At law in the Indian Ocean

Yesterday we looked at the fortunes of one of the remaining fragments of the British empire. Coincidentally, this morning’s news puts the focus onto another one: the Chagos archipelago, also known as the British Indian Ocean Territory.

The Chagos are best known for a large United States military base on Diego Garcia, the largest of the islands. Fifty years ago, the British evicted all of the Chagos islanders – more than a thousand of them – to allow the base to be constructed. Since then they have been seeking to return, in a series of claims and lawsuits that, while so far unsuccessful in their aim, have cast British actions in an increasingly unfavorable light.

The question of sovereignty over the islands is logically separate from the fate of the islanders, although in practice the two are closely related. Prior to 1965 Chagos formed part of the territory of Mauritius, a British territory since the Napoleonic wars, which became independent three years later.

Mauritius contends that the islands rightfully belong to it, and in 2017 the United Nations General Assembly voted to refer the question to the International Court of Justice. The court upheld Mauritius’s claim, with only one of 14 judges dissenting, ruling that “The UK has an obligation to bring to an end its administration of the Chagos archipelago as rapidly as possible.”

The British government refused to budge, contending that the court’s opinion was only advisory. The General Assembly disagreed, and in 2019, by a humiliating vote of 116 to six, directed Britain to return the islands to Mauritius. (Australia and the US also voted in the minority.)

Britain promised only to do so when the islands were no longer needed for military purposes. But Mauritius has offered to continue the American lease on Diego Garcia, and it continued to pursue its claim by getting the issue in front of the International Tribunal for the Law of the Sea (ITLOS), by way of a request for arbitration on its maritime border with the Maldives.

The Maldives, which are the islands’ nearest neighbor (and were another of Britain’s five supporters at the UN), objected that ITLOS could not rule on the border without hearing Britain as a party, since there was an unresolved territorial dispute. But in its judgement released overnight, the tribunal found that the territorial dispute was not unresolved at all: that despite Britain’s recalcitrance, as a matter of law the dispute had been conclusively resolved in Mauritius’s favor.

Britain has again rejected the ruling; since the current British government is even less sympathetic to international law than its predecessors, there was never any likelihood that it would do otherwise.
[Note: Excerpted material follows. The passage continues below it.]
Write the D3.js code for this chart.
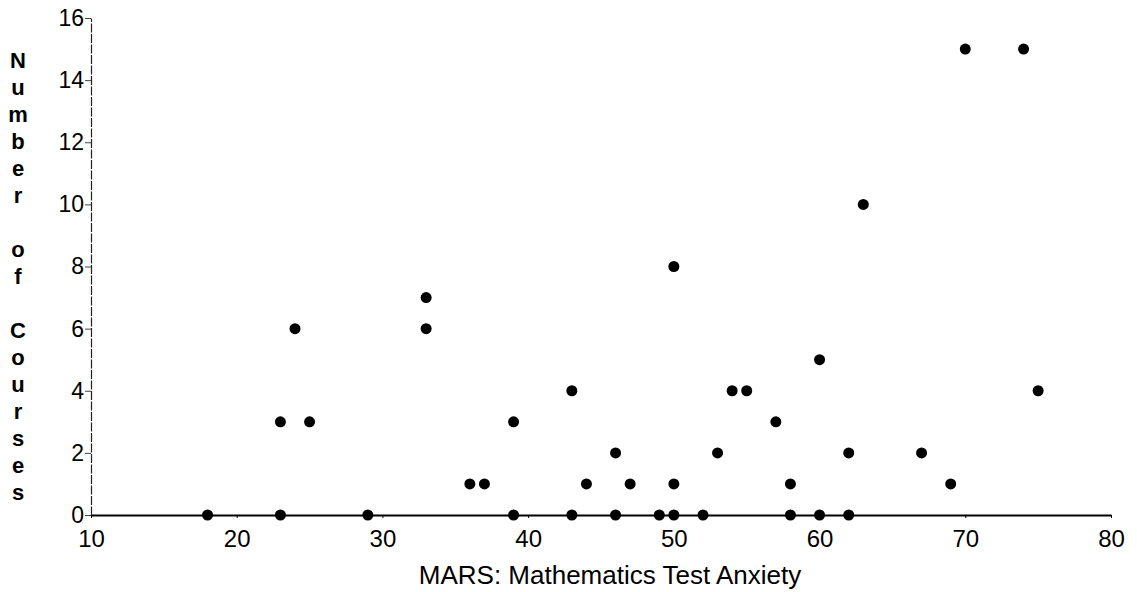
<!DOCTYPE html>
<html>
<head>
<meta charset="utf-8">
<script src="https://cdn.jsdelivr.net/npm/d3@7"></script>
<style>
  body { margin: 0; background: #fff; }
  svg { display: block; }
</style>
</head>
<body>
<svg id="chart" width="1137" height="592"></svg>
<script>
// MARS score vs number of maths courses taken
const marsScores   = [18, 23, 23, 24, 25, 29, 33, 33, 36, 37, 39, 39, 43, 43, 44, 46, 46, 47, 49,
                      50, 50, 50, 52, 53, 54, 55, 57, 58, 58, 60, 60, 62, 62, 63, 67, 69, 70, 74, 75];
const courseCounts = [ 0,  0,  3,  6,  3,  0,  7,  6,  1,  1,  3,  0,  4,  0,  1,  2,  0,  1,  0,
                       8,  1,  0,  0,  2,  4,  4,  3,  1,  0,  5,  0,  2,  0, 10,  2,  1, 15, 15,  4];
const xTicks = [10, 20, 30, 40, 50, 60, 70, 80];
const yTicks = [0, 2, 4, 6, 8, 10, 12, 14, 16];
const xTitle = 'MARS: Mathematics Test Anxiety';
const yTitleLetters = ['N','u','m','b','e','r','','o','f','','C','o','u','r','s','e','s'];

const CONFIG = {
  left   : 91,
  right  : 1111,
  top    : 18,
  bottom : 515,
  dotR   : 5.5,
  font   : '"Liberation Sans", Arial, sans-serif'
};

const svg = d3.select('#chart');

const x = d3.scaleLinear().domain([10, 80]).range([CONFIG.left, CONFIG.right]);
const y = d3.scaleLinear().domain([0, 16]).range([CONFIG.bottom, CONFIG.top]);

// ---------- y axis (thin, broken-looking line) ----------
const gy = svg.append('g')
  .attr('transform', `translate(${CONFIG.left},0)`)
  .call(d3.axisLeft(y).tickValues(yTicks).tickSize(6).tickPadding(1).tickSizeOuter(0));
gy.select('.domain').attr('stroke', '#222').attr('stroke-width', 1.2).attr('stroke-dasharray', '9,1.5');
gy.selectAll('.tick line').attr('stroke', '#444').attr('stroke-width', 1);
gy.selectAll('.tick text')
  .attr('font-family', CONFIG.font)
  .attr('font-size', 23)
  .attr('fill', '#000');

// ---------- x axis (solid) ----------
const gx = svg.append('g')
  .attr('transform', `translate(0,${CONFIG.bottom})`)
  .call(d3.axisBottom(x).tickValues(xTicks).tickSize(3).tickPadding(12).tickSizeOuter(0));
gx.select('.domain').attr('stroke', '#000').attr('stroke-width', 2);
gx.selectAll('.tick line').attr('stroke', '#000').attr('stroke-width', 1);
gx.selectAll('.tick text')
  .attr('font-family', CONFIG.font)
  .attr('font-size', 24)
  .attr('fill', '#000');

// ---------- titles ----------
svg.append('text')
  .attr('x', 610)
  .attr('y', 584)
  .attr('text-anchor', 'middle')
  .attr('font-family', CONFIG.font)
  .attr('font-size', 26)
  .attr('fill', '#000')
  .text(xTitle);

const yTitle = svg.append('text')
  .attr('font-family', CONFIG.font)
  .attr('font-size', 22)
  .attr('font-weight', 700)
  .attr('text-anchor', 'middle')
  .attr('fill', '#000');
yTitle.selectAll('tspan')
  .data(yTitleLetters)
  .enter()
  .append('tspan')
    .attr('x', 18)
    .attr('y', (d, i) => 68 + i * 27)
    .text(d => d);

// ---------- dots ----------
const points = marsScores.map((m, i) => ({ m, c: courseCounts[i] }));
svg.append('g')
  .selectAll('circle')
  .data(points)
  .enter()
  .append('circle')
    .attr('cx', d => x(d.m))
    .attr('cy', d => y(d.c))
    .attr('r', CONFIG.dotR)
    .attr('fill', '#000');
</script>
</body>
</html>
But there is nonetheless considerable diplomatic embarrassment in having ITLOS state baldly that its “administration over the Chagos Archipelago constitutes a wrongful act of a continuing character and thus must be brought to an end as rapidly as possible.”

More significantly, Britain’s position is doing damage to the rule of law worldwide. The Chagos islands are intrinsically unimportant, but the principle of peaceful and lawful resolution of territorial disputes is enormously important.

When we argue that China should submit to international arbitration over its claims in the South China Sea or the Senkaku / Diaoyu islands, or that Russia should not be allowed to seize territory unilaterally from Ukraine, or Israel from the Palestinians, we are arguing – correctly – that a rule-governed international order is ultimately in everyone’s interests.

When a major western power thumbs its nose at the overwhelming verdict of impartial international arbitration, it fatally undermines that argument. Britain should not be allowed to get away with it, and its friends should tell it so in no uncertain terms.